The medical supplies specialist is one of the top-five yielding companies on the Stock
Exchange and last year doubled its size with the purchase of Australian medical wholesaler
Richard Thomson Pty.
Next week it holds a special meeting for shareholders to ratify the purchase of Auckland
based Medic Corporation, which will boost Ebos Group sales from $70 million to more than $100
million.
And according to a well-placed market source, Ebos is also poised to increase the 50% stake
it bought last year in another Auckland company, Health Support Ltd, which has annual
revenues of $90 million and key shareholders including Auckland Healthcare and Waitemata
Health.
Equity accounting would see the turnover of Ebos Group boosted to around $150 million.
Meanwhile, the acquisition of Medic will be achieved by issuing 3.5 million shares worth
about $12 million to Medic's owner, Wellington-based investment group Rangatira Ltd, making
it the second-largest shareholder in Ebos after director Peter Kraus who has 30%.

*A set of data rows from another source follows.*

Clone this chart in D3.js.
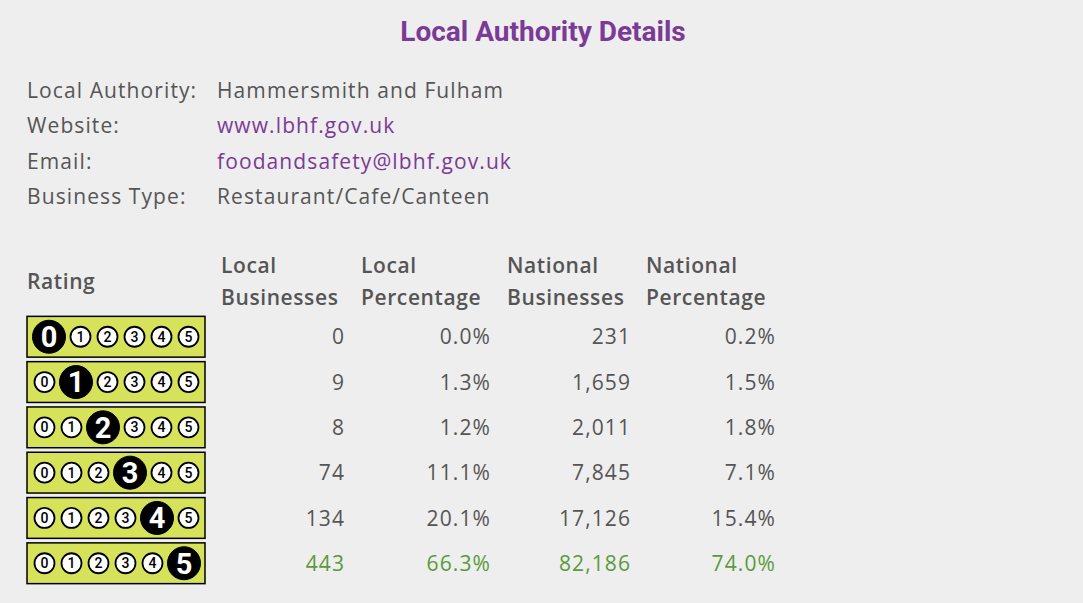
<!DOCTYPE html>
<html><head><meta charset="utf-8">
<script src="https://cdn.jsdelivr.net/npm/d3@7"></script>
<style>body{margin:0;background:#eeeeee;} text{font-family:"Open Sans",sans-serif;}</style>
</head><body><div id="plot"></div>
<script>
// Details rows
var detailLabels = ["Local Authority:", "Website:", "Email:", "Business Type:"];
var detailValues = ["Hammersmith and Fulham", "www.lbhf.gov.uk", "foodandsafety@lbhf.gov.uk", "Restaurant/Cafe/Canteen"];
var detailIsLink = [false, true, true, false];

// Table
var ratings = [0, 1, 2, 3, 4, 5];
var localBusinesses = ["0", "9", "8", "74", "134", "443"];
var localPercentage = ["0.0%", "1.3%", "1.2%", "11.1%", "20.1%", "66.3%"];
var nationalBusinesses = ["231", "1,659", "2,011", "7,845", "17,126", "82,186"];
var nationalPercentage = ["0.2%", "1.5%", "1.8%", "7.1%", "15.4%", "74.0%"];
var headers = [["Local", "Businesses"], ["Local", "Percentage"], ["National", "Businesses"], ["National", "Percentage"]];

var svg = d3.select("#plot").append("svg").attr("width", 1083).attr("height", 603);

svg.append("text").attr("x", 543).attr("y", 41).attr("text-anchor", "middle")
	.style("font-family", "Roboto").style("font-weight", "bold").style("font-size", "28px")
	.attr("fill", "#7b3a96").text("Local Authority Details");

// Details block
var ls = "1.1px";
var yd = d3.scalePoint().domain(d3.range(detailLabels.length)).range([98, 204]);
var det = svg.append("g").selectAll("g").data(detailLabels).enter().append("g");
det.append("text").attr("x", 27).attr("y", (d, i) => yd(i)).style("font-size", "21px").style("letter-spacing", ls).attr("fill", "#555").text(d => d);
det.append("text").attr("x", 217).attr("y", (d, i) => yd(i)).style("font-size", "21px").style("letter-spacing", ls)
	.attr("fill", (d, i) => detailIsLink[i] ? "#7b3a96" : "#555").text((d, i) => detailValues[i]);

// Table headers
svg.append("text").attr("x", 27).attr("y", 289).style("font-size", "21px").style("font-weight", "600").style("letter-spacing", "0.6px").attr("fill", "#555").text("Rating");
var colRight = [345, 491, 631, 776], colLeft = [221, 361, 507, 646];
headers.forEach(function(h, c){
	h.forEach(function(line, k){
		svg.append("text").attr("x", colLeft[c]).attr("y", 273 + k * 32).style("font-size", "21px")
			.style("font-weight", "600").style("letter-spacing", "0.6px").attr("fill", "#555").text(line);
	});
});

// Rows
var y = d3.scaleBand().domain(ratings).range([315, 585]).paddingInner(0.1).paddingOuter(0.03);
var cols = [localBusinesses, localPercentage, nationalBusinesses, nationalPercentage];
var rows = svg.append("g").selectAll("g").data(ratings).enter().append("g")
	.attr("transform", d => "translate(0," + y(d) + ")");
var h = y.bandwidth();

rows.append("rect").attr("x", 27).attr("y", 0).attr("width", 178).attr("height", h)
	.attr("fill", "#d6e35a").attr("stroke", "#000").attr("stroke-width", 1.5);

rows.each(function(r){
	var g = d3.select(this), x = 31;
	ratings.forEach(function(i){
		var big = i === r, w = big ? 36 : 27, rad = big ? 16.5 : 10, cx = x + w / 2;
		g.append("circle").attr("cx", cx).attr("cy", h / 2).attr("r", rad)
			.attr("fill", big ? "#000" : "#fff").attr("stroke", "#000").attr("stroke-width", big ? 1 : 1.8);
		g.append("text").attr("x", cx).attr("y", h / 2).attr("dy", "0.36em").attr("text-anchor", "middle")
			.style("font-family", "Roboto").style("font-weight", big ? "bold" : "500")
			.style("font-size", big ? "29px" : "14px").attr("fill", big ? "#fff" : "#000").text(i);
		x += w;
	});
	cols.forEach(function(col, c){
		g.append("text").attr("x", colRight[c]).attr("y", h / 2).attr("dy", "0.36em").attr("text-anchor", "end")
			.style("font-size", "21px").style("letter-spacing", ls).attr("fill", r === 5 ? "#5a9a3c" : "#555").text(col[r]);
	});
});
</script></body></html>
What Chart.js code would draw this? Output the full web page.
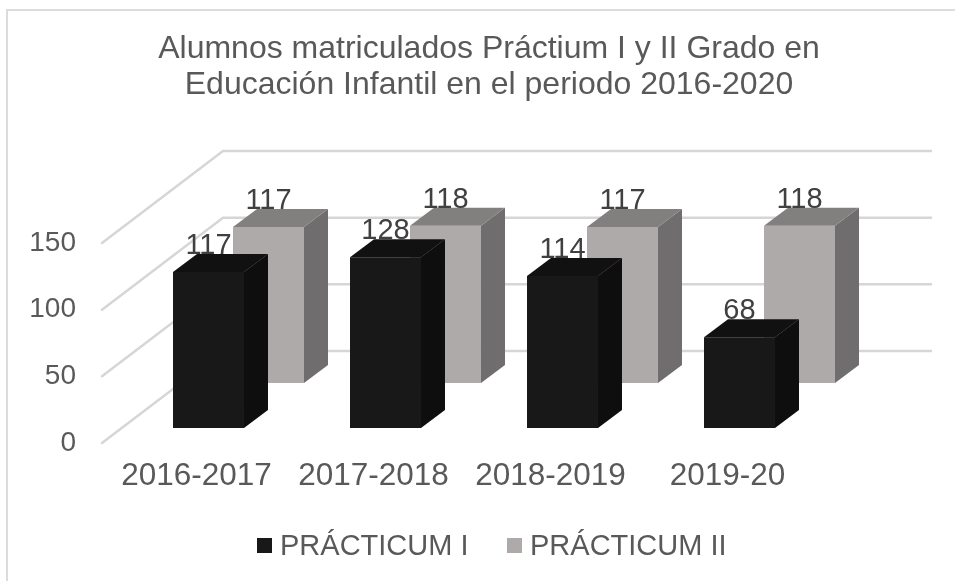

Ebos managing director Mark Waller said Mr Kraus was supportive of the new cornerstone
shareholder Rangatira.
He said Medic and Ebos had complementary brands but would continue to run two separate sales
and marketing operations to retain their own focus.
"There are pretty substantial back office efficiencies we'll be making but in our experience
when you throw everything in one big pot you lose direction. Medic is involved in the dental
sector and Ebos has strengths in other areas. We'll amalgamate some things.
"What we're trying to do is no different from what Giltrap has been doing in the motor
industry where he has a Mercedes franchise in one place and Volvo in another but behind the
scenes he's doing all the back office accounting and financing.
"Our Australian plans have gone as we planned. It's still our strategic focus but there are
some fantastic opportunities in New Zealand that will eventually allow us to achieve our
goals in Australia in a bigger way than we might otherwise be able to do."
Mr Waller said Health Support controlled important distribution channels and had key
relationships with Ebos competitors including multinational companies. The deal has taken 18
months of talking and nine months of serious negotiation. Health Support is a wholesaler to
the hospital market, acting as a warehouse for new hospitals.